The development of cellular convection in orographic clouds is investigated through idealized numerical simulations of moist flow over topography using a cloud-resolving numerical model. For statically unstable clouds (N_m² < 0) in the presence of basic-state wind shear, profound differences are apparent between the behavior of 2D and 3D simulations with similar topographic profiles. In the 2D case convection is noticeably suppressed by the wind shear, while well-organized longitudinal convective roll circulations develop in 3D simulations with a uniform ridge and periodic boundaries in the cross-flow direction. These convective bands---which also develop in more realistic simulations with finite-length 3D ridges---substantially enhance the maximum rainfall rates, precipitation efficiencies, and precipitation accumulations in the numerical simulations.

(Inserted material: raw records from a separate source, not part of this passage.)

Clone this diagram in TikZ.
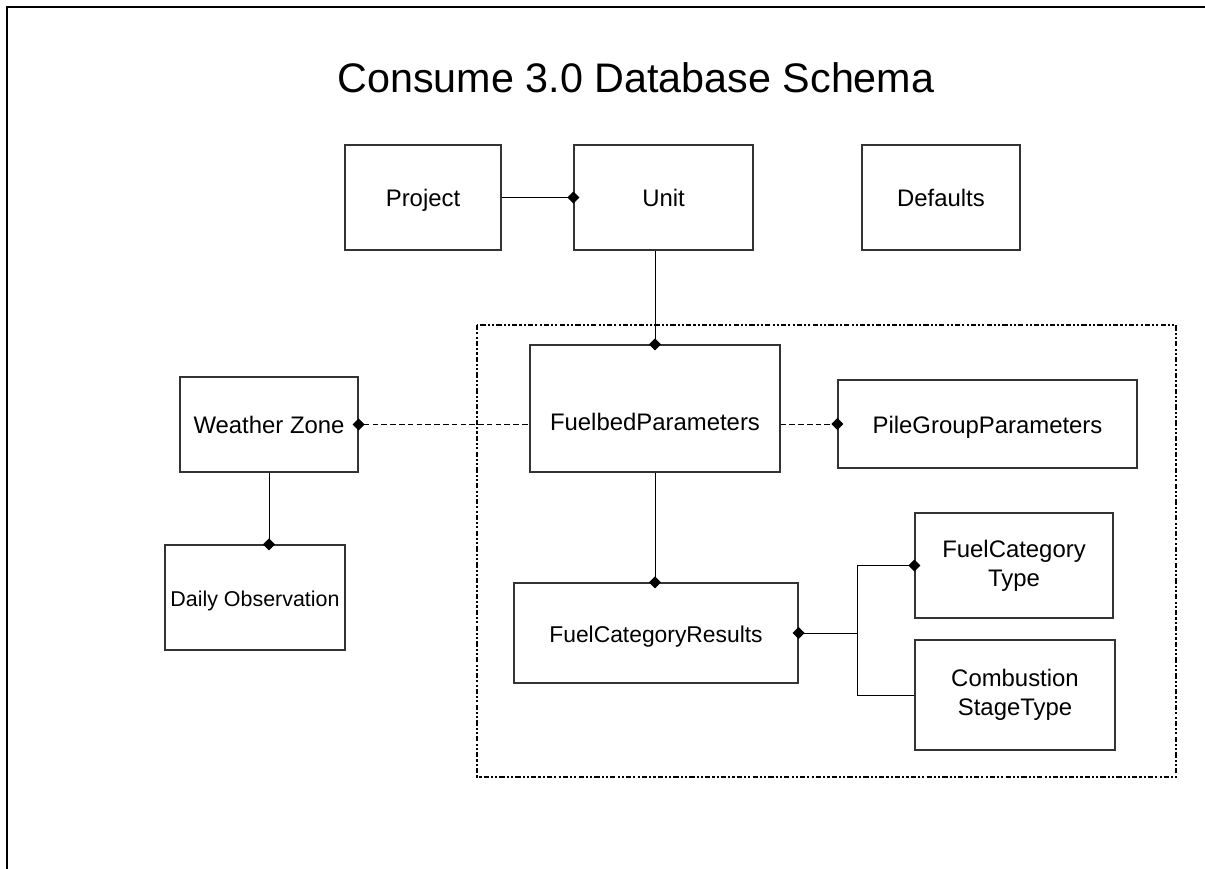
\documentclass[tikz,border=0pt]{standalone}
\usepackage{fontspec}
\setmainfont{Liberation Sans}
\usetikzlibrary{arrows.meta}
\tikzset{
  tbl/.style={draw=black!80, line width=0.6pt, align=center, inner sep=0pt,
    font=\fontsize{13.6}{16.5}\selectfont},
  onel/.style={text height=1.05em, text depth=0.02em},
  link/.style={line width=0.55pt},
  dlink/.style={line width=0.55pt, dash pattern=on 3.2pt off 1.8pt},
  dmdend/.style={-{Diamond[length=0.24cm,width=0.24cm]}, shorten >=-0.12cm},
  dmdstart/.style={{Diamond[length=0.24cm,width=0.24cm]}-, shorten <=-0.12cm}
}
\begin{document}
\begin{tikzpicture}
  \useasboundingbox (0,0) rectangle (24.1,-17.38);
  \draw[line width=1.1pt] (0.14,-17.38) -- (0.14,-0.14) -- (24.1,-0.14);
  \node[font=\fontsize{23.5}{28}\selectfont] (title) at (12.72,-1.56) {Consume 3.0 Database Schema};
  % tables
  \node[tbl, onel, minimum width=3.12cm, minimum height=2.10cm] (proj) at (8.46,-3.95) {Project};
  \node[tbl, onel, minimum width=3.58cm, minimum height=2.10cm] (unit) at (13.27,-3.95) {Unit};
  \node[tbl, onel, minimum width=3.16cm, minimum height=2.10cm] (dflt) at (18.82,-3.95) {Defaults};
  \draw[line width=1.1pt, dash pattern=on 3pt off 1.2pt on 1.2pt off 1.2pt on 1.2pt off 1.2pt]
    (9.54,-6.50) rectangle (23.52,-15.54);
  \node[tbl, onel, minimum width=3.56cm, minimum height=1.90cm] (wz) at (5.38,-8.49) {Weather Zone};
  \node[tbl, text height=2.55em, text depth=0.02em, minimum width=5.00cm, minimum height=2.54cm] (fbp) at (13.10,-8.17) {FuelbedParameters};
  \node[tbl, onel, minimum width=5.98cm, minimum height=1.76cm] (pgp) at (19.75,-8.48) {PileGroupParameters};
  \node[tbl, onel, font=\fontsize{12.2}{14}\selectfont, minimum width=3.60cm, minimum height=2.10cm] (dobs) at (5.10,-11.95) {Daily Observation};
  \node[tbl, onel, font=\fontsize{13}{16}\selectfont, minimum width=5.68cm, minimum height=2.00cm] (fcr) at (13.12,-12.66) {FuelCategoryResults};
  \node[tbl, minimum width=3.96cm, minimum height=2.10cm] (fct) at (20.28,-11.31) {FuelCategory\\Type};
  \node[tbl, minimum width=4.00cm, minimum height=2.20cm] (cst) at (20.30,-13.90) {Combustion\\StageType};
  % relations
  \draw[link, dmdend] (proj.east) -- (unit.west);
  \draw[link, dmdend] (unit.south -| fbp.north) -- (fbp.north);
  \draw[dlink, dmdstart] (wz.east) -- (wz.east -| fbp.west);
  \draw[dlink, dmdend] (fbp.east |- pgp.west) -- (pgp.west);
  \draw[link, dmdend] (wz.south) -- (wz.south |- dobs.north);
  \draw[link, dmdend] (fbp.south) -- (fbp.south |- fcr.north);
  \coordinate (jn) at (17.14,-12.66);
  \draw[link, dmdstart] (fcr.east) -- (jn);
  \draw[link, dmdend] (jn) |- (fct.west);
  \draw[link] (jn) |- (cst.west);
\end{tikzpicture}
\end{document}
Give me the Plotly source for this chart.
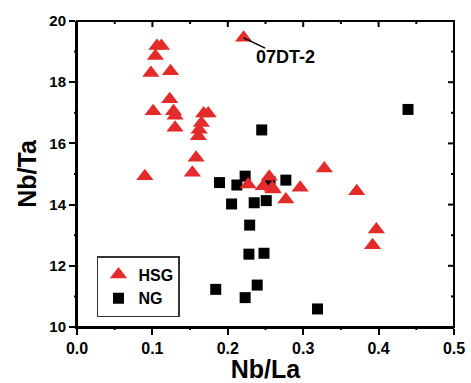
import plotly.graph_objects as go

# HSG (triangles)
hsg_x = [0.221, 0.106, 0.112, 0.104, 0.098, 0.124, 0.123, 0.101, 0.128, 0.130,
         0.130, 0.168, 0.174, 0.165, 0.162, 0.161, 0.158, 0.153, 0.090, 0.227,
         0.255, 0.247, 0.259, 0.260, 0.277, 0.296, 0.328, 0.371, 0.397, 0.392]
hsg_y = [19.45, 19.18, 19.18, 18.86, 18.30, 18.36, 17.44, 17.05, 17.05, 16.90,
         16.51, 16.98, 16.98, 16.67, 16.45, 16.23, 15.53, 15.04, 14.93, 14.66,
         14.91, 14.60, 14.55, 14.49, 14.17, 14.55, 15.18, 14.44, 13.19, 12.67]

# NG (squares)
ng_x = [0.439, 0.245, 0.189, 0.223, 0.212, 0.205, 0.235, 0.251, 0.229, 0.228,
        0.248, 0.184, 0.223, 0.239, 0.277, 0.256, 0.319]
ng_y = [17.11, 16.44, 14.72, 14.93, 14.64, 14.02, 14.06, 14.13, 13.33, 12.38,
        12.41, 11.23, 10.96, 11.37, 14.80, 14.75, 10.59]

x_ticks = [0.0, 0.1, 0.2, 0.3, 0.4, 0.5]
x_minor = [0.05, 0.15, 0.25, 0.35, 0.45]
x_ticklabels = ["0.0", "0.1", "0.2", "0.3", "0.4", "0.5"]
y_ticks = [10, 12, 14, 16, 18, 20]
y_minor = [11, 13, 15, 17, 19]
y_ticklabels = ["10", "12", "14", "16", "18", "20"]
x_range = [0, 0.5]
y_range = [10, 20]

label_text = "07DT-2"
label_x, label_y = hsg_x[0], hsg_y[0]

FONT = "Liberation Sans, Arial, sans-serif"
RED = "#E32B2B"

W, H = 471, 383
ML, MR, MT, MB = 77, 17, 21, 56
PW, PH = W - ML - MR, H - MT - MB
MAJ, MIN = 6, 3

fig = go.Figure()
fig.add_trace(go.Scatter(
    x=ng_x, y=ng_y, mode="markers", name="NG", legendrank=2,
    marker=dict(symbol="square", size=11, color="black", line=dict(width=0)),
))
fig.add_trace(go.Scatter(
    x=hsg_x, y=hsg_y, mode="markers", name="HSG", legendrank=1,
    marker=dict(symbol="triangle-up", size=15, color=RED, line=dict(width=0)),
))

fig.update_layout(
    width=W, height=H,
    margin=dict(l=ML, r=MR, t=MT, b=MB, autoexpand=False),
    paper_bgcolor="white", plot_bgcolor="white",
    font=dict(family=FONT, color="black"),
    xaxis=dict(range=x_range, tickvals=x_ticks, ticktext=x_ticklabels,
               ticks="outside", ticklen=MAJ, tickwidth=2, tickcolor="black",
               tickfont=dict(size=16, weight="bold", family=FONT),
               title=dict(text="Nb/La", font=dict(size=25, weight="bold", family=FONT),
                          standoff=8),
               showline=True, linewidth=2, linecolor="black",
               showgrid=False, zeroline=False),
    yaxis=dict(range=y_range, tickvals=y_ticks, ticktext=y_ticklabels,
               ticks="outside", ticklen=MAJ, tickwidth=2, tickcolor="black",
               tickfont=dict(size=15, weight="bold", family=FONT),
               title=dict(text="Nb/Ta", font=dict(size=25, weight="bold", family=FONT),
                          standoff=6),
               showline=True, linewidth=2, linecolor="black",
               showgrid=False, zeroline=False),
    legend=dict(x=0.053, y=0.232, xanchor="left", yanchor="top",
                bordercolor="#333333", borderwidth=1.5, bgcolor="white",
                font=dict(size=16, weight="bold", family=FONT),
                itemwidth=30, tracegroupgap=0),
    showlegend=True,
)

LINE = dict(color="black", width=2)
# frame (top and right edges)
fig.add_shape(type="rect", xref="x domain", yref="y domain", x0=0, x1=1, y0=0, y1=1,
              line=LINE, fillcolor="rgba(0,0,0,0)", layer="above")
# top ticks (inward) and bottom minor ticks (outward)
for vals, ln in ((x_ticks, MAJ), (x_minor, MIN)):
    for v in vals:
        fig.add_shape(type="line", xref="x", yref="y domain", x0=v, x1=v,
                      y0=1, y1=1 - ln / PH, line=LINE)
for v in x_minor:
    fig.add_shape(type="line", xref="x", yref="y domain", x0=v, x1=v,
                  y0=0, y1=-MIN / PH, line=LINE)
# right ticks (inward) and left minor ticks (outward)
for vals, ln in ((y_ticks, MAJ), (y_minor, MIN)):
    for v in vals:
        fig.add_shape(type="line", xref="x domain", yref="y", y0=v, y1=v,
                      x0=1, x1=1 - ln / PW, line=LINE)
for v in y_minor:
    fig.add_shape(type="line", xref="x domain", yref="y", y0=v, y1=v,
                  x0=0, x1=-MIN / PW, line=LINE)

# leader line from labelled point
fig.add_annotation(x=label_x, y=label_y, xref="x", yref="y", text="",
                   showarrow=True, arrowhead=0, arrowwidth=1.5, arrowcolor="black",
                   ax=23, ay=11, standoff=0, startstandoff=0)
fig.add_annotation(x=label_x, y=label_y, xref="x", yref="y", text=label_text,
                   showarrow=False, xanchor="left", yanchor="middle",
                   xshift=10, yshift=-19,
                   font=dict(size=18, weight="bold", family=FONT))

fig.write_html("out.html")
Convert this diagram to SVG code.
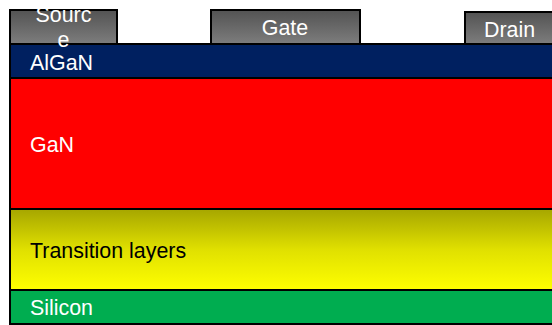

Additional numerical simulations have been performed to determine the effects of various environmental factors on the structure of the convective orographic rainbands. Examples with directional shear of the basic-state wind indicate that the orientations of the rolls depend on both the mean wind and the wind shear in the cloud layer. Other cases are presented in which the depth of the unstable cloud, the degree of instability within the cloud, and the presence of frictional dissipation in the system are varied to examine the effects of these factors on the spacing and intensity of the convective bands.

To verify that these numerically-simulated convective rainbands correspond to real-world physical phenomena, observational data from an actual orographic precipitation event involving post-frontal flow over the coastal mountains of western Oregon will be presented. In this example, streamwise-oriented rainbands develop with similar features in both the observational data and a numerical simulation of the precipitation event.